REQUIREMENTS:
Copy each record exactly as it reads, leaving out any pictures it holds.

SUPPLIED RECORDS:
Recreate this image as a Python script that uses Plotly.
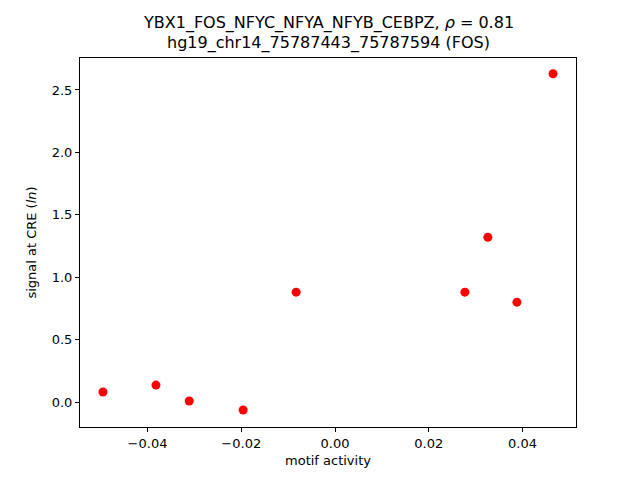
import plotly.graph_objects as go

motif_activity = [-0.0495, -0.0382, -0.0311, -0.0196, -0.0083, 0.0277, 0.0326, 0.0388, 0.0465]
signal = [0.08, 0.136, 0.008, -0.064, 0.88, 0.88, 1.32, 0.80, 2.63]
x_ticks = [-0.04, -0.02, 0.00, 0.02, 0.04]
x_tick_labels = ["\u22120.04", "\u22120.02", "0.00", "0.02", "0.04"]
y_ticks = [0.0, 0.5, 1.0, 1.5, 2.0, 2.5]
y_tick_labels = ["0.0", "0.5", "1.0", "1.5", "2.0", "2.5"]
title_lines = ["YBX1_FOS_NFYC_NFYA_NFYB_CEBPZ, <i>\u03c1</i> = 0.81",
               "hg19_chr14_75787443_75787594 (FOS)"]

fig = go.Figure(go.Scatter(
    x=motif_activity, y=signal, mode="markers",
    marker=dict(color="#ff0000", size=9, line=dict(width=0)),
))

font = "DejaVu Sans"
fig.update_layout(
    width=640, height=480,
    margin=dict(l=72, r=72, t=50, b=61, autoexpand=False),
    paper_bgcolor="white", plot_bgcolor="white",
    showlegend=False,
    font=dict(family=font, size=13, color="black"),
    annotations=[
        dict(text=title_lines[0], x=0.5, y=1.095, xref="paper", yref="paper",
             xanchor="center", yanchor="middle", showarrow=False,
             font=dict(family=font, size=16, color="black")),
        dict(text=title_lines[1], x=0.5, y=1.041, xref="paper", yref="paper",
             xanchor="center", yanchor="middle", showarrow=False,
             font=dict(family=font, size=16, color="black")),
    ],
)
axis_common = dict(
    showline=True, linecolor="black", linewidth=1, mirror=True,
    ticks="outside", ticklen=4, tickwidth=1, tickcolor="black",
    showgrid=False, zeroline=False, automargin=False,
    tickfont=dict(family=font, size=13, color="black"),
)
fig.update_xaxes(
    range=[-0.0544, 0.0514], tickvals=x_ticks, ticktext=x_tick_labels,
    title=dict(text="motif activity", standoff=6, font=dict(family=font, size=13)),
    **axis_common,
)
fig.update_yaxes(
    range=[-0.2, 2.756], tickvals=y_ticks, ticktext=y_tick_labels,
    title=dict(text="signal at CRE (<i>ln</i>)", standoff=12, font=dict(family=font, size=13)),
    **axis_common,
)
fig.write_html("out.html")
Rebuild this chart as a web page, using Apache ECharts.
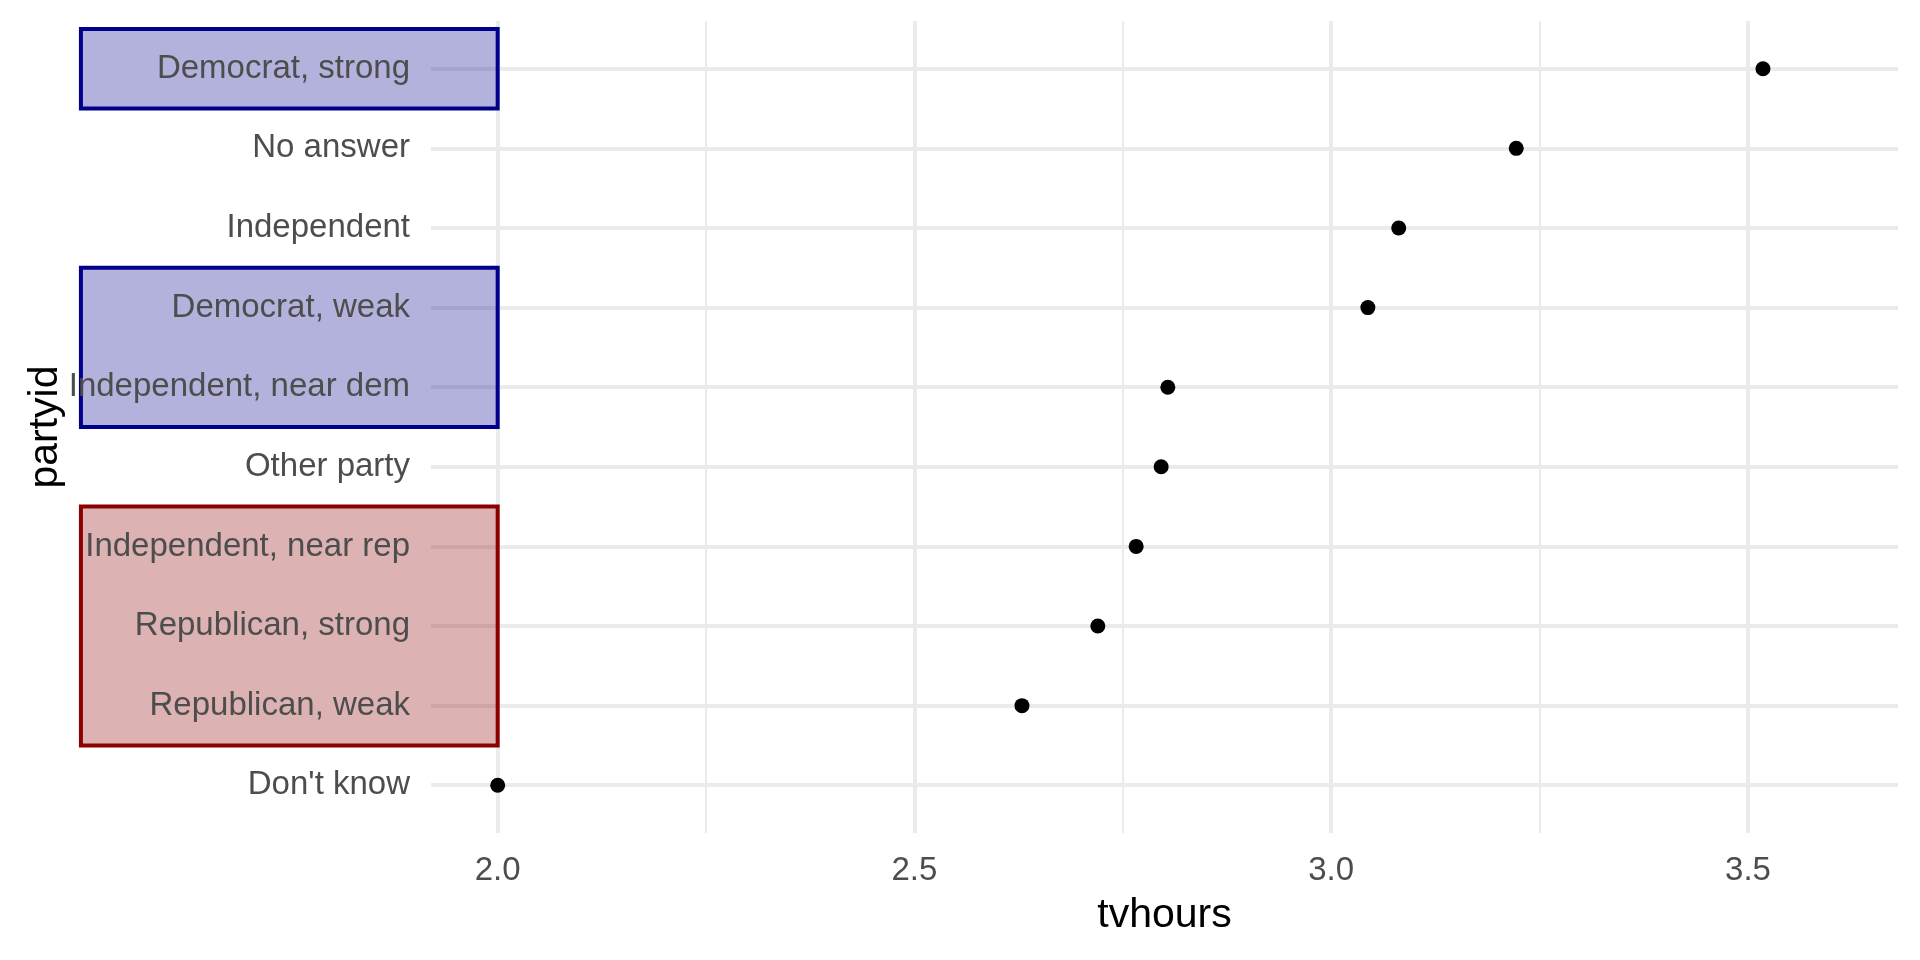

FINAL ANSWER:
Recreate this image as a Python script that uses Plotly.
import plotly.graph_objects as go

motif_activity = [-0.0495, -0.0382, -0.0311, -0.0196, -0.0083, 0.0277, 0.0326, 0.0388, 0.0465]
signal = [0.08, 0.136, 0.008, -0.064, 0.88, 0.88, 1.32, 0.80, 2.63]
x_ticks = [-0.04, -0.02, 0.00, 0.02, 0.04]
x_tick_labels = ["\u22120.04", "\u22120.02", "0.00", "0.02", "0.04"]
y_ticks = [0.0, 0.5, 1.0, 1.5, 2.0, 2.5]
y_tick_labels = ["0.0", "0.5", "1.0", "1.5", "2.0", "2.5"]
title_lines = ["YBX1_FOS_NFYC_NFYA_NFYB_CEBPZ, <i>\u03c1</i> = 0.81",
               "hg19_chr14_75787443_75787594 (FOS)"]

fig = go.Figure(go.Scatter(
    x=motif_activity, y=signal, mode="markers",
    marker=dict(color="#ff0000", size=9, line=dict(width=0)),
))

font = "DejaVu Sans"
fig.update_layout(
    width=640, height=480,
    margin=dict(l=72, r=72, t=50, b=61, autoexpand=False),
    paper_bgcolor="white", plot_bgcolor="white",
    showlegend=False,
    font=dict(family=font, size=13, color="black"),
    annotations=[
        dict(text=title_lines[0], x=0.5, y=1.095, xref="paper", yref="paper",
             xanchor="center", yanchor="middle", showarrow=False,
             font=dict(family=font, size=16, color="black")),
        dict(text=title_lines[1], x=0.5, y=1.041, xref="paper", yref="paper",
             xanchor="center", yanchor="middle", showarrow=False,
             font=dict(family=font, size=16, color="black")),
    ],
)
axis_common = dict(
    showline=True, linecolor="black", linewidth=1, mirror=True,
    ticks="outside", ticklen=4, tickwidth=1, tickcolor="black",
    showgrid=False, zeroline=False, automargin=False,
    tickfont=dict(family=font, size=13, color="black"),
)
fig.update_xaxes(
    range=[-0.0544, 0.0514], tickvals=x_ticks, ticktext=x_tick_labels,
    title=dict(text="motif activity", standoff=6, font=dict(family=font, size=13)),
    **axis_common,
)
fig.update_yaxes(
    range=[-0.2, 2.756], tickvals=y_ticks, ticktext=y_tick_labels,
    title=dict(text="signal at CRE (<i>ln</i>)", standoff=12, font=dict(family=font, size=13)),
    **axis_common,
)
fig.write_html("out.html")
Rebuild this chart as a web page, using Apache ECharts.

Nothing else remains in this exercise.